Cloud Interconnect provides dedicated connections from enterprise data centres to GCP regions at $0.02 per GB for Dedicated Interconnect egress versus $0.08 to $0.12 for internet egress for comparable data volumes. For organisations with significant on-premises to GCP data movement — analytics pipelines, backup transfers, replication workloads — Interconnect payback periods typically run three to nine months on the monthly port charges versus the egress savings generated.

Regional architecture consolidation is the least visible but often most impactful egress reduction strategy. Applications that span multiple GCP regions for no business reason — architecture decisions made early in a project that were never revisited — generate cross-region egress on every data exchange between components. Consolidating to a primary region, with regional failover only for components that genuinely require it, eliminates inter-region egress charges that can represent five to fifteen percent of total GCP spend for multi-region architectures.

GKE Cost Optimisation

Google Kubernetes Engine (GKE) environments carry additional optimisation opportunities that sit above the underlying compute layer. Node pool right-sizing — matching node machine types and sizes to the aggregate pod resource requests that schedule on each node — determines the efficiency of compute utilisation within Kubernetes. Cluster autoscaler configuration — ensuring that scale-down thresholds and delays match actual pod lifecycle patterns — determines whether idle nodes are terminated promptly or retained unnecessarily.

Spot VMs (previously called preemptible VMs) provide GKE node capacity at 60 to 90 percent discount versus standard on-demand pricing, with the trade-off of potential preemption when Compute Engine capacity is needed elsewhere. For stateless workloads, batch processing, development environments, and non-production clusters, Spot VMs typically deliver the highest-return compute savings available in GKE environments. Effective Spot VM usage requires pod disruption budget configuration and application-level handling of graceful shutdown signals — implementation details that the optimization engagement addresses alongside the cost analysis.

FinOps Programme Design

One-time optimization engagements deliver savings. FinOps programme design prevents those savings from being eroded by new waste accumulating over subsequent months. A GCP FinOps programme establishes three capabilities: cost visibility, cost ownership, and cost governance.

Cost visibility requires billing export to BigQuery, which provides the data foundation for all downstream analysis, dashboarding, and allocation. BigQuery billing export captures project-level, service-level, label-level, and SKU-level cost data at daily granularity. Cost allocation dashboards built on this data — using Looker Studio, Grafana, or equivalent tooling — give engineering teams real-time visibility into their project-level spend without requiring access to GCP billing console.

Cost ownership requires labelling standards applied consistently across all GCP resources — project labels, application labels, environment labels, team labels — that allow billing data to be sliced by owner.
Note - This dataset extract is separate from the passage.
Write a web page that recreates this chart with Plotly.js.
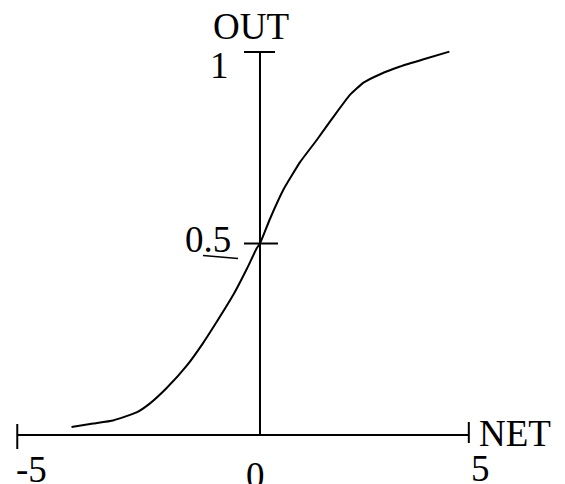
<!DOCTYPE html>
<html>
<head>
<meta charset="utf-8">
<script src="https://cdn.plot.ly/plotly-3.0.1.min.js"></script>
<style>
  html, body { margin: 0; padding: 0; background: #fff; }
  #chart { width: 565px; height: 484px; }
</style>
</head>
<body>
<div id="chart"></div>
<script>
// sigmoid-like activation curve: NET -> OUT
const netValues = [-4.17, -3.69, -3.25, -2.73, -2.44, -2.07, -1.62, -1.26, -0.96, -0.59, -0.29, -0.07,
                   0, 0.22, 0.52, 0.89, 1.26, 1.62, 1.99, 2.29, 2.66, 3.10, 3.62, 4.19];
const outValues = [0.021, 0.030, 0.038, 0.059, 0.082, 0.122, 0.181, 0.240, 0.295, 0.366, 0.434, 0.488,
                   0.5, 0.564, 0.641, 0.713, 0.771, 0.830, 0.888, 0.920, 0.942, 0.962, 0.981, 1.001];

// axis ticks and labels
const xTickVals = [-5, 0, 5];
const xTickText = ['-5', '0', '5'];
const yTickVals = [0.5, 1];
const yTickText = ['0.5', '1'];
const xAxisEnds = [-5.37, 4.62];
const yAxisEnds = [0, 1];

const FONT = { family: '"Liberation Serif", "Times New Roman", serif', size: 37, color: '#000' };
const LINE = { color: '#000', width: 2 };

const shapes = [];
// horizontal axis (NET)
shapes.push({ type: 'line', xref: 'x', yref: 'y', x0: xAxisEnds[0], x1: xAxisEnds[1], y0: 0, y1: 0, line: LINE });
// vertical axis (OUT)
shapes.push({ type: 'line', xref: 'x', yref: 'y', x0: 0, x1: 0, y0: yAxisEnds[0], y1: yAxisEnds[1], line: LINE });
// end caps on the NET axis
shapes.push({ type: 'line', xref: 'x', yref: 'y', ysizemode: 'pixel', yanchor: 0,
              x0: xAxisEnds[0], x1: xAxisEnds[0], y0: -14, y1: 11, line: LINE });
shapes.push({ type: 'line', xref: 'x', yref: 'y', ysizemode: 'pixel', yanchor: 0,
              x0: xAxisEnds[1], x1: xAxisEnds[1], y0: -8, y1: 13, line: LINE });
// ticks on the OUT axis
yTickVals.forEach(v => {
    shapes.push({ type: 'line', xref: 'x', yref: 'y', xsizemode: 'pixel', xanchor: 0,
                  x0: -16, x1: v === 1 ? 15 : 18, y0: v, y1: v, line: LINE });
});
// little stroke under the 0.5 label
shapes.push({ type: 'line', xref: 'x', yref: 'y', xsizemode: 'pixel', xanchor: 0,
              ysizemode: 'pixel', yanchor: 0.5, x0: -57, x1: -22, y0: -12, y1: -15,
              line: { color: '#000', width: 1.5 } });

const annotations = [];
const xShift = [-2, -4, -5];
const xLabelDrop = [-34, -40, -33];
xTickVals.forEach((v, i) => {
    annotations.push({ x: v, y: 0, xref: 'x', yref: 'y', text: xTickText[i], showarrow: false,
                       xanchor: 'center', yanchor: 'middle', xshift: xShift[i], yshift: xLabelDrop[i], font: FONT });
});
const yShift = [4, -13];
const yXShift = [-52, -40];
yTickVals.forEach((v, i) => {
    annotations.push({ x: 0, y: v, xref: 'x', yref: 'y', text: yTickText[i], showarrow: false,
                       xanchor: 'center', yanchor: 'middle', xshift: yXShift[i], yshift: yShift[i], font: FONT });
});
annotations.push({ x: 0, y: yAxisEnds[1], xref: 'x', yref: 'y', text: 'OUT', showarrow: false,
                   xanchor: 'center', yanchor: 'middle', xshift: -9, yshift: 26, font: FONT });
annotations.push({ x: xAxisEnds[1], y: 0, xref: 'x', yref: 'y', text: 'NET', showarrow: false,
                   xanchor: 'left', yanchor: 'middle', xshift: 8, yshift: 2, font: FONT });

Plotly.newPlot('chart', [{
    x: netValues,
    y: outValues,
    type: 'scatter',
    mode: 'lines',
    line: { color: '#000', width: 2, shape: 'spline', smoothing: 0.4 },
    hoverinfo: 'skip'
}], {
    width: 565,
    height: 484,
    margin: { l: 0, r: 0, t: 0, b: 0 },
    paper_bgcolor: '#fff',
    plot_bgcolor: '#fff',
    showlegend: false,
    xaxis: { range: [-5.752, 6.748], visible: false, fixedrange: true },
    yaxis: { range: [-0.1279, 1.1358], visible: false, fixedrange: true },
    shapes: shapes,
    annotations: annotations
}, { staticPlot: true });
</script>
</body>
</html>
Without ownership labels, billing data shows what was spent on GCP but not which team or application drove the cost. Labelling standards, enforcement through Organisation Policy constraints, and automated alerting for unlabelled resources are the operational foundation of a functional FinOps programme.

Cost governance requires budget alerts, anomaly detection, and a process for reviewing and acting on optimisation recommendations on a recurring cycle. GCP provides native budget alerts that trigger at defined percentage thresholds of monthly spend. Cloud Billing anomaly detection identifies unusual spending patterns automatically. The governance process — weekly review of Recommender findings, monthly budget vs actual comparison, quarterly commitment review — ensures that the optimization posture established by the initial engagement is maintained rather than degraded over time.